Poetically most important is the amazing Exeter Book, presented to Exeter Cathedral by Leofric, the first Bishop of Exeter, who died in 1072. The Exeter Book contains the greatest secular and some of the most remarkable religious verse in Old English, including ‘The Wanderer’, ‘The Seafarer’, ‘The Ruin’, ‘Widsith’, ‘Christ’ and the riddles. If this codex had perished, the reasons for studying Old English poetry would have been much reduced.

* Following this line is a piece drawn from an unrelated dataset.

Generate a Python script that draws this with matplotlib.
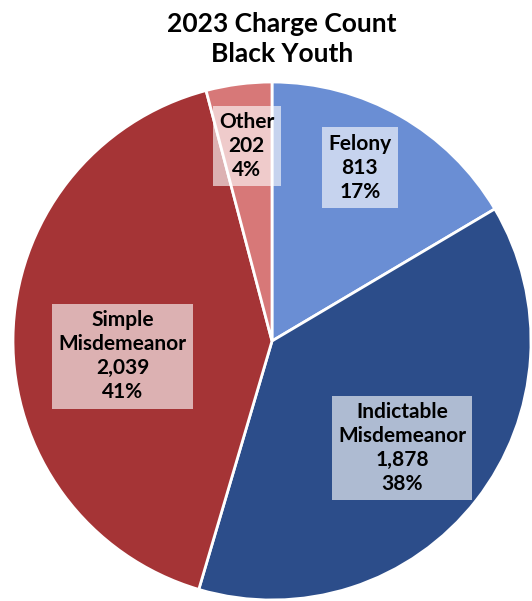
import numpy as np
import matplotlib.pyplot as plt

categories = ["Felony", "Indictable\nMisdemeanor", "Simple\nMisdemeanor", "Other"]
counts = [813, 1878, 2039, 202]
pcts = [17, 38, 41, 4]
colors = ["#6A8ED4", "#2C4D8A", "#A53436", "#D77878"]
# label placement: radius fraction and angle nudge (deg) from wedge middle
label_dist = [0.75, 0.65, 0.58, 0.76]
label_nudge = [2.8, -1.5, 6.7, 0.0]

plt.rcParams['font.family'] = ['Lato', 'DejaVu Sans']

fig = plt.figure(figsize=(5.32, 6.01), dpi=100)
ax = fig.add_axes([13/532, 1/601, 518/532, 518/601])

wedges, _ = ax.pie(counts, colors=colors, startangle=90, counterclock=False,
                   wedgeprops=dict(edgecolor="white", linewidth=2))

for w, cat, n, p, d, nd in zip(wedges, categories, counts, pcts, label_dist, label_nudge):
    ang = np.deg2rad((w.theta1 + w.theta2) / 2 + nd)
    ax.text(d * np.cos(ang), d * np.sin(ang), f"{cat}\n{n:,}\n{p}%",
            ha="center", va="center", fontsize=15, fontweight="bold",
            linespacing=1.25,
            bbox=dict(boxstyle="square,pad=0.3", fc="white", ec="none", alpha=0.62))

ax.set_xlim(-1, 1)
ax.set_ylim(-1, 1)
ax.set_aspect("equal")
ax.axis("off")

fig.text(0.530, 0.935, "2023 Charge Count\nBlack Youth", ha="center", va="center",
         fontsize=19, fontweight="bold", linespacing=1.3)

fig.savefig("out.png", dpi=100)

‘The Battle of Maldon’ is the greatest surviving 'occasional' poem, the occasion itself recorded in the Anglo Saxon Chronicle entries for 991. Byrhtnoth’s heroic defeat is recounted by one of his followers. The singer places some of the most powerful heroic-elegiac lines in Old English into Byrhtwold's mouth:

‘Hige sceal the mare, heorte the cenre,
'Courage shall be the more, heart the keener,
mod sceal the mare, the ure mægen lytlath.
mood shall the more, as our might littles.
Her lith ure ealdor eall forheawen,
Here lies our lord all hewn to bits,
god on greote…’
good man in the grit…'

'The Battle of Maldon' is all of a piece. The theme is struggle, unavailing but sustained – like the moral struggle of classic Greek tragedy, but here expressed in action – that we encounter elsewhere in Old English poetry. The oral and literary traditions dovetail in this poem of vivid narrative and elegiac definition.

We should focus on the Exeter Book first. Its poems are often described as 'early'. We can pass on then to the the small body of wonderful poems from other sources and end with the unavoidable curate's egg of Beowulf.

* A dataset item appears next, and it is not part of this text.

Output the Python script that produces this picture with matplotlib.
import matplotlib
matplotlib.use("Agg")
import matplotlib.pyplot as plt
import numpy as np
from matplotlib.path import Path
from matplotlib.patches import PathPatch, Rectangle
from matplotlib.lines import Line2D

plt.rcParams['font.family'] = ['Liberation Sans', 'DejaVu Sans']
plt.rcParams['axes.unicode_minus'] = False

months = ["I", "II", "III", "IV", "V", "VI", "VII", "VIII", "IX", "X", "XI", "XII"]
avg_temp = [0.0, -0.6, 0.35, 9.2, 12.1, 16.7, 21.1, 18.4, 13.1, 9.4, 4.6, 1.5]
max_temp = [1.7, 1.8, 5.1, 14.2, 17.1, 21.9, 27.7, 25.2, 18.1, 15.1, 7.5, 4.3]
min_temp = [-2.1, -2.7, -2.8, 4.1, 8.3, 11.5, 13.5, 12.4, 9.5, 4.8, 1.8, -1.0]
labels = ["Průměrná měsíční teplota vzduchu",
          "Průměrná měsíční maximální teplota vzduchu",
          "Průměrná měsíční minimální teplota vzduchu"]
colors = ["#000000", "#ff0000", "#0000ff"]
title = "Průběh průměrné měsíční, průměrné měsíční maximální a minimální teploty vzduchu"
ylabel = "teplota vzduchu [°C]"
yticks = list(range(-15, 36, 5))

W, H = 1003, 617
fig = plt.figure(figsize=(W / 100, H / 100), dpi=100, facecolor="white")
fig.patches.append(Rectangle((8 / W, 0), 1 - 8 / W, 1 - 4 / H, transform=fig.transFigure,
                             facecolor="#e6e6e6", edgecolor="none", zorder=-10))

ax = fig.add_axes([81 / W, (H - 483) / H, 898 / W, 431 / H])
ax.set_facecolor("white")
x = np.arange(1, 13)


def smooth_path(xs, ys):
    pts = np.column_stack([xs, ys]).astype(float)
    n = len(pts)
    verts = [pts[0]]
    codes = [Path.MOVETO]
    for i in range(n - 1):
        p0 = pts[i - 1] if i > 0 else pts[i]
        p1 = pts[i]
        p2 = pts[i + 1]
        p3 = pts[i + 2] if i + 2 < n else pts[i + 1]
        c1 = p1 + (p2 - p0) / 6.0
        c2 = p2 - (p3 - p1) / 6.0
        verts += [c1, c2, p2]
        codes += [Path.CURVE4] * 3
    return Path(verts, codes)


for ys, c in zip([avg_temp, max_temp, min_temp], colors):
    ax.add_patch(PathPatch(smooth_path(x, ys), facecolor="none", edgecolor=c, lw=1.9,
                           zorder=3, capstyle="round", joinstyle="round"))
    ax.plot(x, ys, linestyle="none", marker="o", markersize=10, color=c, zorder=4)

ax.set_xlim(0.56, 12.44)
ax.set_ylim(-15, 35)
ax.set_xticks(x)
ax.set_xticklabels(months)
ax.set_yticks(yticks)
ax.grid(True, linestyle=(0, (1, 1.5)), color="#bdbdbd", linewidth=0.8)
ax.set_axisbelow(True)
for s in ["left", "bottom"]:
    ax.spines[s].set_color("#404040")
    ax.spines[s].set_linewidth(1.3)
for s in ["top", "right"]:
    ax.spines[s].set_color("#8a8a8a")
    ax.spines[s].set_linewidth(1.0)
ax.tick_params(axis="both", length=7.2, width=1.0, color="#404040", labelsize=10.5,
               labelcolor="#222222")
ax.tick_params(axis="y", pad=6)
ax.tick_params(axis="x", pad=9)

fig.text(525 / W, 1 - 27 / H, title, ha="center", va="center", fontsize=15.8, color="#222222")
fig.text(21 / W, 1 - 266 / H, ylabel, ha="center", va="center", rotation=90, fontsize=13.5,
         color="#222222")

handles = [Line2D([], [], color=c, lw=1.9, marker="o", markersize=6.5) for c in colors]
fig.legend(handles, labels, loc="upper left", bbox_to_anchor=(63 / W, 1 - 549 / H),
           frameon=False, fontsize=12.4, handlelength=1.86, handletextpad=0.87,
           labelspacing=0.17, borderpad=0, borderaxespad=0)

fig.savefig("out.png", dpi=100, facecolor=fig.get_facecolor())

What survives in the Exeter Book and the other codices may be corrupt, fragmentary and undependable. But whatever the condition of the text, the poetry is not in any sense primitive or technically unformed. The Anglo Saxon of the tenth century world had moved beyond the seeming spontaneities of Cædmon. A ‘plough-lad’ not unlike Cædmon may, as Waller suggests, have composed these pre-Christian lines ‘when he had drawn his first furrow’:

Hal wes thu, folde, fira modor,
beo thu growende on godes faethme:
fodre gefylled firum to nytte

Stopford Brookes translated this archly as:

Hale be thou Earth, Mother of men!
Fruitful be thou in the arms of the god.
Be filled with thy fruit for the fare-need of man!’

The later scop knew what he had to say and he had the established means of saying it. He invented nothing new in the way of form or story; what was new was the disposition of the elements in particular configurations, the addition of new thematic concerns (religious, for example, or political), and the variation and decoration he achieved.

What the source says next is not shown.